Expression to generate points in polygons

Your map should now look something like this:

Result of points in polygons

When generating the random points we created something called a temporary layer — this is a way to use QGIS to create new datasets but only store them in temporary memory. If you close your QGIS project they will be deleted. This is a helpful feature to avoid producing many datasets while you adjust parameters (such as the number of dots) to obtain your desired result. But once you have a result you are happy with to retain the data after closing your QGIS project you must export the layer to save it as a new vector dataset.

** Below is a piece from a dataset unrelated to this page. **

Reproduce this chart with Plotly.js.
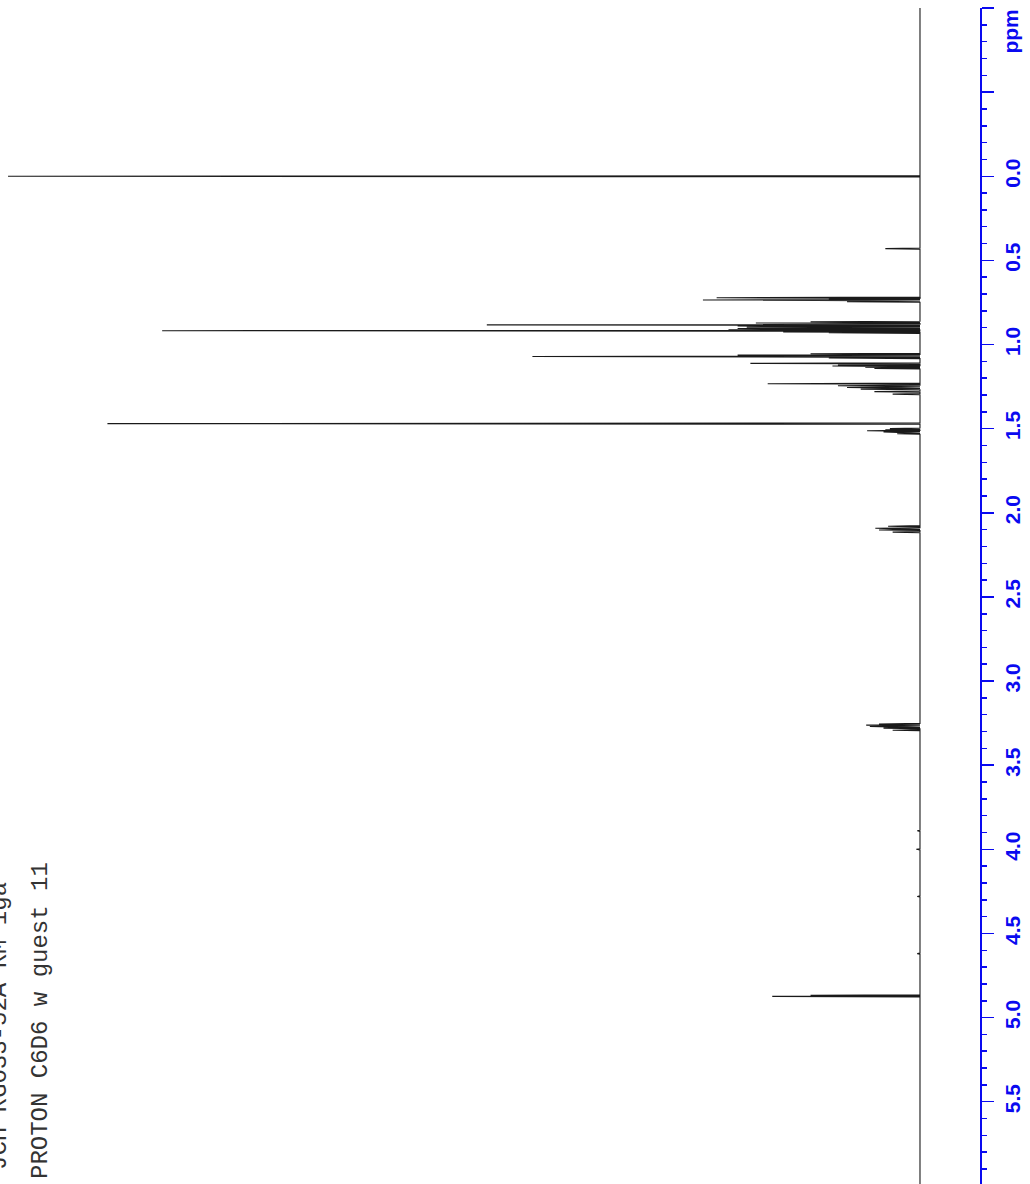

To do this right click on the Random points layer in the layers panel that you would like to save. And select Export>Save features as. Click on the ... button to specify a location to save your new dataset and give it a name. Specify the coordinate reference system you would live to save the file with (you should use EPSG: 2263 for any maps of NYC). Check the box next to Add saved file to map. Click OK

Save layer as

Your new vector dataset of points representing the number of housing units in each census block group in New York City should now be added to the map.

View of points results

Now experiment with any of the above symbology methods to create a map of your choice expressing something about housing in NYC. Create a print layout with a legend and key map elements and export a PDF of your map.

Upload one map to canvas that uses quantitative symbology to convey information about housing in NYC composed as a 8.5x11 page (landscape or portrait orientation) exported as a PDF. Your map must include standard map elements outlined in the layout portion of tutorial 01.